Prior to the 2013 Credit Facility, VMS had a credit agreement entered into as of April 27, 2012 (the “2012 Credit Facility”) with certain lenders and BofA as administrative agent which provided for a revolving credit facility that enabled the Company to borrow and have outstanding at any given time a maximum of $300 million. On August 27, 2013, VMS replaced the 2012 Credit Facility with the 2013 Revolving Credit Facility, terminating the 2012 Credit Facility and repaying in full the approximately $148.0 million then-outstanding principal balance, plus accrued interest and fees.
 
VMS’s Japanese subsidiary (“VMS KK”) has an unsecured uncommitted credit agreement with Sumitomo that enables VMS KK to borrow and have outstanding at any given time a maximum of 3.0 billion Japanese Yen (the “Sumitomo Credit Facility”). In February 2015, the Sumitomo Credit Facility was extended and will expire in February 2016. Borrowings under the Sumitomo Credit Facility accrue interest based on the basic loan rate announced by the Bank of Japan plus a margin of 0.5% per annum.
Interest paid on borrowings was $7.1 million, $7.0 million and $2.9 million for fiscal year 2015, 2014 and 2013, respectively. As of October 2, 2015, future principal payments for long-term debt due in August 2018 for fiscal years 2016, 2017, and 2018, and are as follows (in millions): $50.0, $50.0, and $287.5, respectively.
In November 2015, the Company amended its Credit Agreement to increase the aggregate commitments under the 2013 Revolving Credit Facility from $300 million to $500 million, reduce commitment fees and interest rate margins applicable to borrowings and increase the maximum consolidated leverage ratio that the Company must maintain.
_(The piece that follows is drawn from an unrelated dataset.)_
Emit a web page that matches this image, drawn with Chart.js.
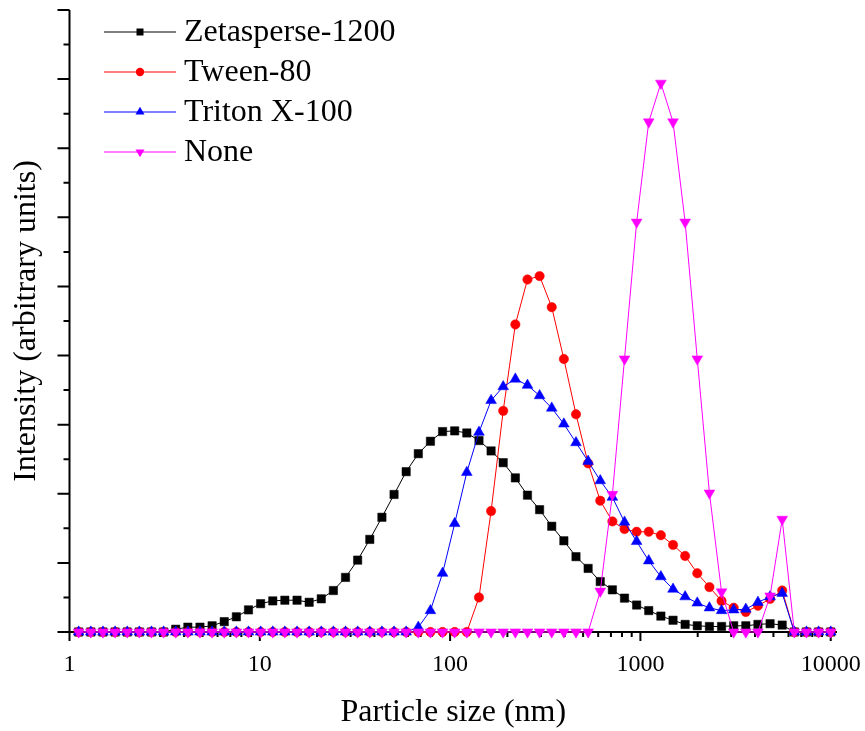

The additional funds may be used for working capital, capital expenditures, Company share repurchases, acquisitions and other corporate purposes.
Under the amended Credit Agreement, the 2013 Term Loan Facility will accrue interest (i) based on a Eurodollar Rate, as defined in the Credit Agreement (the “Eurodollar Rate”), plus a margin of 0.875% to 1.125% based on a consolidated leverage ratio involving funded indebtedness and EBITDA, or (ii) based upon a base rate of (a) the federal funds rate plus 0.50%, (b) BofA’s announced prime rate, or (c) the Eurodollar Rate plus 1.00%, whichever is highest, plus a margin of 0% to 0.125% based on the same consolidated leverage ratio, depending upon instructions from the Company.
Under the amended Credit Agreement, the 2013 Revolving Credit Facility will accrue interest either (i) based on the Eurodollar Rate plus a margin of 1.125% to 1.375% based on the consolidated leverage ratio, or (ii) based upon a base rate of (a) the federal funds rate plus 0.50%, (b) BofA’s announced prime rate, or (c) the Eurodollar Rate plus 1.00%, whichever is highest, plus a margin of 0.125% to 0.375% based on the consolidated leverage ratio, depending upon instructions from the Company.

The Company must now pay a reduced commitment fee on the unused portion of the 2013 Revolving Credit Facility at a rate from 0.125% to 0.20%. There were no other significant changes to the Credit Agreement as a result of this amendment.